**What you will do**
Retype each line of the material exactly, please, skipping any picture in it.

○ ○ ○ ○ ○ ○ ○

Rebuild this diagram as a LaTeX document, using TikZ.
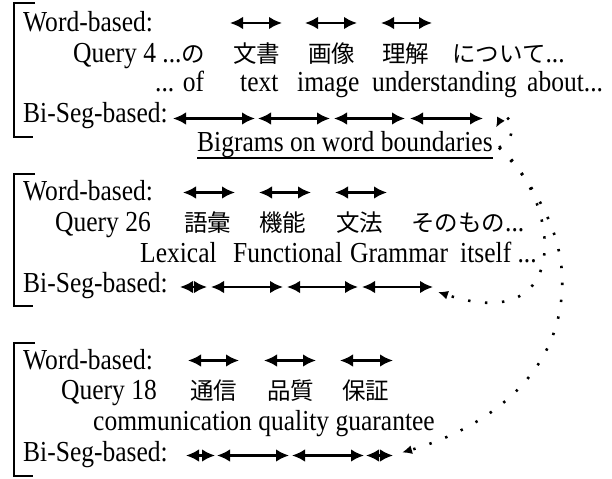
\documentclass[tikz,border=0pt]{standalone}
\usepackage{fontspec}
\setmainfont[FakeStretch=0.88]{Liberation Serif}
\newfontfamily\cjk{Noto Sans CJK JP}
\usetikzlibrary{arrows.meta,calc}
\newcommand\jpf{\cjk\fontsize{23.5bp}{28bp}\selectfont}
\begin{document}
\begin{tikzpicture}[x=1bp,y=-1bp,
  txt/.style={anchor=base west,inner sep=0pt,font=\fontsize{29bp}{34bp}\selectfont},
  jp/.style={anchor=base west,inner sep=0pt,font=\jpf},
  seg/.style={line width=2.1bp,>={Latex[length=13bp,width=12.5bp]},<->},
  brk/.style={line width=2bp},
  link/.style={line width=2.6bp,dash pattern=on 2.4bp off 14.6bp,>={Latex[length=10bp,width=9bp]},->}]
\useasboundingbox (0,0) rectangle (612,479);

% ---------- block 1 ----------
\draw[brk] (35,3) -- (13.5,3) -- (13.5,137) -- (33,137);
\node[txt] (w1) at (23,31.5) {Word-based:};
\node[txt] (q1) at (73,62.5) {Query 4 ...{\jpf の}};
\node[jp] (q1a) at (233,62.5) {文書};
\node[jp] (q1b) at (308,62.5) {画像};
\node[jp] (q1c) at (382,62.5) {理解};
\node[txt] (q1d) at (452,62.5) {{\jpf について}...};
\node[txt] (e1) at (155,91.5) {... of};
\node[txt] (e1a) at (240,91.5) {text};
\node[txt] (e1b) at (297,91.5) {image};
\node[txt] (e1c) at (372,91.5) {understanding};
\node[txt] (e1d) at (527,91.5) {about...};
\node[txt] (s1) at (23,123) {Bi-Seg-based:};
\node[txt] (lab) at (197,151.5) {Bigrams on word boundaries};
\draw[line width=1.5bp] (lab.south west) -- (lab.south east);
\foreach \a/\b [count=\i] in {230/282,305/357,381/432}{
  \coordinate (wa1\i) at (\a,23); \coordinate (wb1\i) at (\b,23);
  \draw[seg] (wa1\i) -- (wb1\i);}
\foreach \a/\b [count=\i] in {173/255,258/330,334/405,410/483}{
  \coordinate (ba1\i) at (\a,118.5); \coordinate (bb1\i) at (\b,118.5);
  \draw[seg] (ba1\i) -- (bb1\i);}

% ---------- block 2 ----------
\draw[brk] (35,174) -- (13.5,174) -- (13.5,306) -- (33,306);
\node[txt] (w2) at (23,201) {Word-based:};
\node[txt] (q2) at (55,231.5) {Query 26};
\node[jp] (q2a) at (184,231.5) {語彙};
\node[jp] (q2b) at (259,231.5) {機能};
\node[jp] (q2c) at (336,231.5) {文法};
\node[txt] (q2d) at (411,231.5) {{\jpf そのもの}...};
\node[txt] (e2a) at (140,262) {Lexical};
\node[txt] (e2b) at (233,262) {Functional};
\node[txt] (e2c) at (350,262) {Grammar};
\node[txt] (e2d) at (460,262) {itself ...};
\node[txt] (s2) at (23,292.5) {Bi-Seg-based:};
\foreach \a/\b [count=\i] in {183/235,259/311,335/387}{
  \coordinate (wa2\i) at (\a,192.5); \coordinate (wb2\i) at (\b,192.5);
  \draw[seg] (wa2\i) -- (wb2\i);}
\foreach \a/\b [count=\i] in {180/207,211/283,287/358,362/433}{
  \coordinate (ba2\i) at (\a,287); \coordinate (bb2\i) at (\b,287);
  \draw[seg] (ba2\i) -- (bb2\i);}

% ---------- block 3 ----------
\draw[brk] (35,343) -- (13.5,343) -- (13.5,476) -- (33,476);
\node[txt] (w3) at (23,369) {Word-based:};
\node[txt] (q3) at (61,399.5) {Query 18};
\node[jp] (q3a) at (190,399.5) {通信};
\node[jp] (q3b) at (267,399.5) {品質};
\node[jp] (q3c) at (342,399.5) {保証};
\node[txt] (e3) at (93,430) {communication quality guarantee};
\node[txt] (s3) at (23,461) {Bi-Seg-based:};
\foreach \a/\b [count=\i] in {188/239,264/316,340/393}{
  \coordinate (wa3\i) at (\a,360.5); \coordinate (wb3\i) at (\b,360.5);
  \draw[seg] (wa3\i) -- (wb3\i);}
\foreach \a/\b [count=\i] in {186/215,217/289,292/364,366/393}{
  \coordinate (ba3\i) at (\a,455.5); \coordinate (bb3\i) at (\b,455.5);
  \draw[seg] (ba3\i) -- (bb3\i);}

% ---------- dotted links ----------
\coordinate (src) at ($(lab.east)+(6,3)$);
\coordinate (t1) at ($(bb14)+(13,9)$);
\coordinate (t2) at ($(bb24)+(5,5)$);
\coordinate (t3) at ($(bb34)+(9,-3)$);
\coordinate (mid3) at (562,290);
\draw[link] (src) .. controls (522,138) and (508,106) .. (t1);
\draw[link] (src) .. controls (558,195) and (578,338) .. (t2);
\draw[link] (src) .. controls (540,190) and (565,240) .. (mid3)
                  .. controls (558,380) and (480,430) .. (t3);
\end{tikzpicture}
\end{document}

○ ○ ○ ○ ○ ○ ○

**Full response**
Rebuild this diagram as a LaTeX document, using TikZ.
\documentclass[tikz,border=0pt]{standalone}
\usepackage{fontspec}
\setmainfont[FakeStretch=0.88]{Liberation Serif}
\newfontfamily\cjk{Noto Sans CJK JP}
\usetikzlibrary{arrows.meta,calc}
\newcommand\jpf{\cjk\fontsize{23.5bp}{28bp}\selectfont}
\begin{document}
\begin{tikzpicture}[x=1bp,y=-1bp,
  txt/.style={anchor=base west,inner sep=0pt,font=\fontsize{29bp}{34bp}\selectfont},
  jp/.style={anchor=base west,inner sep=0pt,font=\jpf},
  seg/.style={line width=2.1bp,>={Latex[length=13bp,width=12.5bp]},<->},
  brk/.style={line width=2bp},
  link/.style={line width=2.6bp,dash pattern=on 2.4bp off 14.6bp,>={Latex[length=10bp,width=9bp]},->}]
\useasboundingbox (0,0) rectangle (612,479);

% ---------- block 1 ----------
\draw[brk] (35,3) -- (13.5,3) -- (13.5,137) -- (33,137);
\node[txt] (w1) at (23,31.5) {Word-based:};
\node[txt] (q1) at (73,62.5) {Query 4 ...{\jpf の}};
\node[jp] (q1a) at (233,62.5) {文書};
\node[jp] (q1b) at (308,62.5) {画像};
\node[jp] (q1c) at (382,62.5) {理解};
\node[txt] (q1d) at (452,62.5) {{\jpf について}...};
\node[txt] (e1) at (155,91.5) {... of};
\node[txt] (e1a) at (240,91.5) {text};
\node[txt] (e1b) at (297,91.5) {image};
\node[txt] (e1c) at (372,91.5) {understanding};
\node[txt] (e1d) at (527,91.5) {about...};
\node[txt] (s1) at (23,123) {Bi-Seg-based:};
\node[txt] (lab) at (197,151.5) {Bigrams on word boundaries};
\draw[line width=1.5bp] (lab.south west) -- (lab.south east);
\foreach \a/\b [count=\i] in {230/282,305/357,381/432}{
  \coordinate (wa1\i) at (\a,23); \coordinate (wb1\i) at (\b,23);
  \draw[seg] (wa1\i) -- (wb1\i);}
\foreach \a/\b [count=\i] in {173/255,258/330,334/405,410/483}{
  \coordinate (ba1\i) at (\a,118.5); \coordinate (bb1\i) at (\b,118.5);
  \draw[seg] (ba1\i) -- (bb1\i);}

% ---------- block 2 ----------
\draw[brk] (35,174) -- (13.5,174) -- (13.5,306) -- (33,306);
\node[txt] (w2) at (23,201) {Word-based:};
\node[txt] (q2) at (55,231.5) {Query 26};
\node[jp] (q2a) at (184,231.5) {語彙};
\node[jp] (q2b) at (259,231.5) {機能};
\node[jp] (q2c) at (336,231.5) {文法};
\node[txt] (q2d) at (411,231.5) {{\jpf そのもの}...};
\node[txt] (e2a) at (140,262) {Lexical};
\node[txt] (e2b) at (233,262) {Functional};
\node[txt] (e2c) at (350,262) {Grammar};
\node[txt] (e2d) at (460,262) {itself ...};
\node[txt] (s2) at (23,292.5) {Bi-Seg-based:};
\foreach \a/\b [count=\i] in {183/235,259/311,335/387}{
  \coordinate (wa2\i) at (\a,192.5); \coordinate (wb2\i) at (\b,192.5);
  \draw[seg] (wa2\i) -- (wb2\i);}
\foreach \a/\b [count=\i] in {180/207,211/283,287/358,362/433}{
  \coordinate (ba2\i) at (\a,287); \coordinate (bb2\i) at (\b,287);
  \draw[seg] (ba2\i) -- (bb2\i);}

% ---------- block 3 ----------
\draw[brk] (35,343) -- (13.5,343) -- (13.5,476) -- (33,476);
\node[txt] (w3) at (23,369) {Word-based:};
\node[txt] (q3) at (61,399.5) {Query 18};
\node[jp] (q3a) at (190,399.5) {通信};
\node[jp] (q3b) at (267,399.5) {品質};
\node[jp] (q3c) at (342,399.5) {保証};
\node[txt] (e3) at (93,430) {communication quality guarantee};
\node[txt] (s3) at (23,461) {Bi-Seg-based:};
\foreach \a/\b [count=\i] in {188/239,264/316,340/393}{
  \coordinate (wa3\i) at (\a,360.5); \coordinate (wb3\i) at (\b,360.5);
  \draw[seg] (wa3\i) -- (wb3\i);}
\foreach \a/\b [count=\i] in {186/215,217/289,292/364,366/393}{
  \coordinate (ba3\i) at (\a,455.5); \coordinate (bb3\i) at (\b,455.5);
  \draw[seg] (ba3\i) -- (bb3\i);}

% ---------- dotted links ----------
\coordinate (src) at ($(lab.east)+(6,3)$);
\coordinate (t1) at ($(bb14)+(13,9)$);
\coordinate (t2) at ($(bb24)+(5,5)$);
\coordinate (t3) at ($(bb34)+(9,-3)$);
\coordinate (mid3) at (562,290);
\draw[link] (src) .. controls (522,138) and (508,106) .. (t1);
\draw[link] (src) .. controls (558,195) and (578,338) .. (t2);
\draw[link] (src) .. controls (540,190) and (565,240) .. (mid3)
                  .. controls (558,380) and (480,430) .. (t3);
\end{tikzpicture}
\end{document}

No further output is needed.